San Pedro River Review: The American South
Posted by Sally Clark on Monday, December 23, 2019
San Pedro River Review: The American South
San Pedro River Review is an international perfect-bound journal of poetry and art. It is named for the ancient river that flows north from the mountains of Sonora, Mexico, into Arizona. We have a strong interest in poetry of Place and the relationship between lives and landscapes. Most importantly, we seek a sense of concision, an economy of language with a keen focus on voice and image. Each fall, we make nominations for the Pushcart Prize.
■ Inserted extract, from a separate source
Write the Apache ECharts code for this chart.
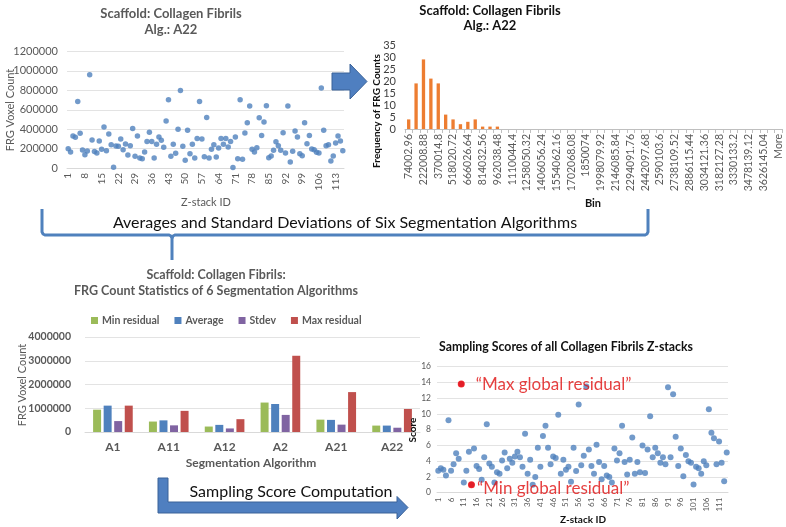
<!DOCTYPE html>
<html><head><meta charset="utf-8">
<script src="https://cdn.jsdelivr.net/npm/echarts@6/dist/echarts.min.js"></script>
<style>html,body{margin:0;padding:0;background:#fff}#c{width:786px;height:527px}</style>
</head><body><div id="c"></div>
<script>
// ---------- DATA ----------
// Top-left: FRG voxel count per Z-stack (algorithm A22)
const a22Ids = Array.from({length:116}, (_, i) => String(i + 1));
const a22Counts = [
 199000,165000,329000,316000,686000,357000,185000,137000,175000,960000,
 288000,171000,154000,278000,192000,422000,178000,350000,240000,7000,
 226000,223000,298000,189000,247000,134000,230000,408000,120000,329000,
 103000,96000,165000,274000,367000,274000,103000,244000,319000,285000,
 213000,484000,703000,120000,244000,151000,398000,799000,223000,79000,
 388000,148000,244000,103000,305000,686000,298000,117000,521000,
 103000,192000,240000,113000,206000,305000,244000,305000,216000,274000,
 5000,319000,96000,703000,89000,360000,466000,638000,192000,165000,
 209000,518000,336000,473000,641000,106000,123000,182000,271000,230000,
 182000,364000,154000,638000,62000,172000,381000,319000,147000,127000,
 466000,250000,336000,196000,189000,161000,154000,823000,388000,230000,
 240000,72000,123000,257000,329000,278000,178000
];

// Top-right: histogram of FRG counts
const binLabels = [
 '74002.96','148005.92','222008.88','296011.84','370014.8','444017.76','518020.72','592023.68',
 '666026.64','740029.6','814032.56','888035.52','962038.48','1036041.44','1110044.4','1184047.36',
 '1258050.32','1332053.28','1406056.24','1480059.2','1554062.16','1628065.12','1702068.08','1776071.04',
 '1850074','1924076.96','1998079.92','2072082.88','2146085.84','2220088.8','2294091.76','2368094.72',
 '2442097.68','2516100.64','2590103.6','2664106.56','2738109.52','2812112.48','2886115.44','2960118.4',
 '3034121.36','3108124.32','3182127.28','3256130.24','3330133.2','3404136.16','3478139.12','3552142.08',
 '3626145.04','3700148','More'
];
const binFreq = [4,19,29,21,19,6,4,2,3,4,1,1,1,
 0,0,0,0,0,0,0,0,0,0,0,0,0,0,0,0,0,0,0,0,0,0,0,0,0,0,0,0,0,0,0,0,0,0,0,0,0,0];

// Bottom-left: statistics of 6 segmentation algorithms
const algorithms = ['A1','A11','A12','A2','A21','A22'];
const minResidual = [940000,440000,230000,1240000,520000,270000];
const averageVals = [1110000,490000,300000,1180000,510000,270000];
const stdevVals   = [460000,280000,150000,720000,310000,180000];
const maxResidual = [1110000,890000,540000,3210000,1680000,970000];

// Bottom-right: sampling scores
const scoreIds = Array.from({length:114}, (_, i) => String(i + 1));
const scores = [
 2.8,3.1,2.9,2.2,9.2,2.8,3.6,5.0,4.3,13.8,
 1.3,2.8,5.2,1.0,
 5.6,3.4,3.0,1.65,4.5,8.7,3.7,3.3,1.3,2.6,2.4,4.1,5.1,3.1,4.3,3.8,4.6,5.2,4.5,3.3,7.5,2.4,4.2,1.0,2.0,5.7,
 3.3,7.2,8.5,5.7,3.6,4.6,4.4,9.9,2.4,4.2,2.9,3.3,1.4,5.7,2.75,11.2,3.5,4.7,13.5,5.5,3.4,2.4,6.1,3.9,1.7,
 3.4,2.2,2.0,1.3,5.6,4.1,5.0,8.5,3.9,2.3,4.2,7.0,2.4,3.9,2.6,6.0,2.5,5.5,9.7,4.5,5.7,5.0,3.8,4.5,3.6,
 13.4,4.5,12.5,7.1,3.4,5.6,2.1,4.8,4.0,3.8,1.05,3.3,3.1,2.4,4.0,3.5,10.6,7.6,6.9,3.6,6.5,3.8,1.45,5.1
];
const highlightIds = ['10','14'];
const highlightScores = [13.8, 1.0];
const highlightLabels = ['\u201CMax global residual\u201D','\u201CMin global residual\u201D'];

// ---------- CHART ----------
const F = 'Lato';
const gray = '#595959';
const blue = '#4F81BD';
const plain = v => String(v);
const chart = echarts.init(document.getElementById('c'));

function txt(text, x, y, size, opts) {
  opts = opts || {};
  return {
    type: 'text', x: x, y: y, rotation: opts.rot ? Math.PI / 2 : 0, z: 100,
    style: {
      text: text, fill: opts.color || '#000', align: 'center', verticalAlign: 'middle',
      font: (opts.bold ? 'bold ' : '') + size + 'px ' + F
    }
  };
}

const option = {
  animation: false,
  textStyle: { fontFamily: F },
  grid: [
    { left: 67, top: 51.5, width: 277, height: 116.5 },
    { left: 405, top: 45, width: 377, height: 84 },
    { left: 85, top: 337, width: 335, height: 95 },
    { left: 437, top: 366.7, width: 291, height: 126 }
  ],
  legend: {
    data: ['Min residual','Average','Stdev','Max residual'],
    left: 86, top: 310, icon: 'rect', itemWidth: 7, itemHeight: 7, itemGap: 15,
    textStyle: { fontFamily: F, fontSize: 10.5, fontWeight: 'bold', color: gray, padding: [0, 0, 0, -1] }
  },
  xAxis: [
    { gridIndex: 0, type: 'category', data: a22Ids, boundaryGap: true,
      axisLine: { lineStyle: { color: '#D9D9D9' } }, axisTick: { show: false },
      axisLabel: { interval: 6, rotate: 90, fontSize: 10, color: gray, margin: 5 } },
    { gridIndex: 1, type: 'category', data: binLabels, boundaryGap: true,
      axisLine: { lineStyle: { color: '#BFBFBF' } },
      axisTick: { show: true, interval: 0, length: 4, lineStyle: { color: '#BFBFBF' } },
      axisLabel: { interval: 1, rotate: 90, fontSize: 10.5, color: gray, margin: 5 } },
    { gridIndex: 2, type: 'category', data: algorithms,
      axisLine: { lineStyle: { color: '#D9D9D9' } }, axisTick: { show: false },
      axisLabel: { fontSize: 12, fontWeight: 'bold', color: gray, margin: 9 } },
    { gridIndex: 3, type: 'category', data: scoreIds, boundaryGap: true,
      axisLine: { lineStyle: { color: '#D9D9D9' } }, axisTick: { show: false },
      axisLabel: { interval: 4, rotate: 90, fontSize: 8, color: gray, margin: 5 } }
  ],
  yAxis: [
    { gridIndex: 0, type: 'value', min: 0, max: 1200000, interval: 200000,
      axisLine: { show: false }, axisTick: { show: false },
      splitLine: { lineStyle: { color: '#E3E3E3' } },
      axisLabel: { fontSize: 11, color: gray, margin: 9, formatter: plain } },
    { gridIndex: 1, type: 'value', min: 0, max: 35, interval: 5,
      axisLine: { show: false }, axisTick: { show: false }, splitLine: { show: false },
      axisLabel: { fontSize: 11, color: '#404040', margin: 9, formatter: plain } },
    { gridIndex: 2, type: 'value', min: 0, max: 4000000, interval: 1000000,
      axisLine: { show: false }, axisTick: { show: false },
      splitLine: { lineStyle: { color: '#E3E3E3' } },
      axisLabel: { fontSize: 10.5, fontWeight: 'bold', color: gray, margin: 14, formatter: plain } },
    { gridIndex: 3, type: 'value', min: 0, max: 16, interval: 2,
      axisLine: { show: false }, axisTick: { show: false },
      splitLine: { lineStyle: { color: '#E3E3E3' } },
      axisLabel: { fontSize: 8.5, color: gray, margin: 6, formatter: plain } }
  ],
  series: [
    { type: 'scatter', xAxisIndex: 0, yAxisIndex: 0, data: a22Counts,
      symbolSize: 5.5, itemStyle: { color: blue } },
    { type: 'bar', xAxisIndex: 1, yAxisIndex: 1, data: binFreq, barCategoryGap: '55%',
      itemStyle: { color: '#ED7D31' } },
    { name: 'Min residual', type: 'bar', xAxisIndex: 2, yAxisIndex: 2, data: minResidual,
      barGap: '32%', barCategoryGap: '29%', itemStyle: { color: '#9BBB59' } },
    { name: 'Average', type: 'bar', xAxisIndex: 2, yAxisIndex: 2, data: averageVals,
      barGap: '32%', barCategoryGap: '29%', itemStyle: { color: '#4F81BD' } },
    { name: 'Stdev', type: 'bar', xAxisIndex: 2, yAxisIndex: 2, data: stdevVals,
      barGap: '32%', barCategoryGap: '29%', itemStyle: { color: '#8064A2' } },
    { name: 'Max residual', type: 'bar', xAxisIndex: 2, yAxisIndex: 2, data: maxResidual,
      barGap: '32%', barCategoryGap: '29%', itemStyle: { color: '#C0504D' } },
    { type: 'scatter', xAxisIndex: 3, yAxisIndex: 3, data: scores,
      symbolSize: 6, itemStyle: { color: blue } },
    { type: 'scatter', xAxisIndex: 3, yAxisIndex: 3, z: 5,
      data: highlightIds.map((id, i) => ({
        value: [id, highlightScores[i]],
        label: { show: true, position: 'right', formatter: highlightLabels[i],
          distance: i === 0 ? 11 : 2, offset: i === 0 ? [0, 0] : [0, 4],
          color: '#E01010', fontSize: 17, fontFamily: F }
      })),
      symbolSize: 7, itemStyle: { color: '#FF0000' } }
  ],
  graphic: [
    txt('Scaffold: Collagen Fibrils', 171, 14, 13, { bold: true, color: gray }),
    txt('Alg.: A22', 171, 30, 13, { bold: true, color: gray }),
    txt('Scaffold: Collagen Fibrils', 490, 11, 13, { bold: true, color: '#111' }),
    txt('Alg.: A22', 490, 26, 13, { bold: true, color: '#111' }),
    txt('FRG Voxel Count', 10, 110, 11, { rot: true, color: gray }),
    txt('Z-stack ID', 206, 202, 11, { color: gray }),
    txt('Frequency of FRG Counts', 377, 111, 10, { rot: true, bold: true, color: '#111' }),
    txt('Bin', 593, 203, 11, { bold: true, color: '#111' }),
    { type: 'polygon', z: 100,
      shape: { points: [[332,73],[350,73],[350,64],[367,81.5],[350,99],[350,90],[332,90]] },
      style: { fill: '#4F7FC0', stroke: '#3A6298', lineWidth: 1 } },
    { type: 'polyline', z: 100,
      shape: { points: [[42,209],[42,232],[43,234],[45,235],[169,235],[171,236],[172,238],[172,260]] },
      style: { fill: null, stroke: '#4F81BD', lineWidth: 3 } },
    { type: 'polyline', z: 100,
      shape: { points: [[172,238],[173,236],[175,235],[645,235],[647,234],[648,232],[648,209]] },
      style: { fill: null, stroke: '#4F81BD', lineWidth: 3 } },
    txt('Averages and Standard Deviations of Six Segmentation Algorithms', 345, 223, 16, { color: '#111' }),
    txt('Scaffold: Collagen Fibrils:', 216, 275, 12.5, { bold: true, color: gray }),
    txt('FRG Count Statistics of 6 Segmentation Algorithms', 216, 291, 12.5, { bold: true, color: gray }),
    txt('FRG Voxel Count', 22, 385, 11, { rot: true, color: gray }),
    txt('Segmentation Algorithm', 251, 463, 12, { bold: true, color: gray }),
    { type: 'polygon', z: 100,
      shape: { points: [[158,478],[168,478],[168,502],[397,502],[397,496.5],[408,507.5],[397,519],[397,513],[158,513]] },
      style: { fill: '#4F7FC0', stroke: '#3A6298', lineWidth: 1 } },
    txt('Sampling Score Computation', 291, 492, 16, { color: '#111' }),
    txt('Sampling Scores of all Collagen Fibrils Z-stacks', 566, 347, 12.3, { bold: true, color: '#111' }),
    txt('Score', 413, 430, 10, { rot: true, bold: true, color: '#111' }),
    txt('Z-stack ID', 583, 520, 10, { bold: true, color: '#111' })
  ]
};
chart.setOption(option);
</script>
</body></html>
January 1st to January 31st, 2020 - Theme: The American South. You needn’t live in the region to write about it. Though our core interest is those states traditionally considered the South, we include the southerly parts of the mid-Atlantic, Tennessee, Kentucky, far eastern and southeastern Texas, and the mid-to-southern Appalachian region. We request poems and photographs of life set in the South, poems with a bite. Southern elements, situations, or places may be named or not, but if not named, then such elements, situations, or places should be inferred or alluded to by observed detail, even if elliptically. We seek verse on the region’s flora, fauna, geology and geography, but mostly the broad and limitless intersections of lives and landscapes: families, ranches, farms and agricultural life, mines, factories -- all places of manual labor; bars, highways, diners, music – especially the Blues; sports, county fairs and amusements, maritime life, harbors, rivers, bayous and ports; railroads, city and small towns. Poems about living far away from one’s Southern home. We are not interested in frail nostalgic or clichéd work, nor mere descriptions or inventories.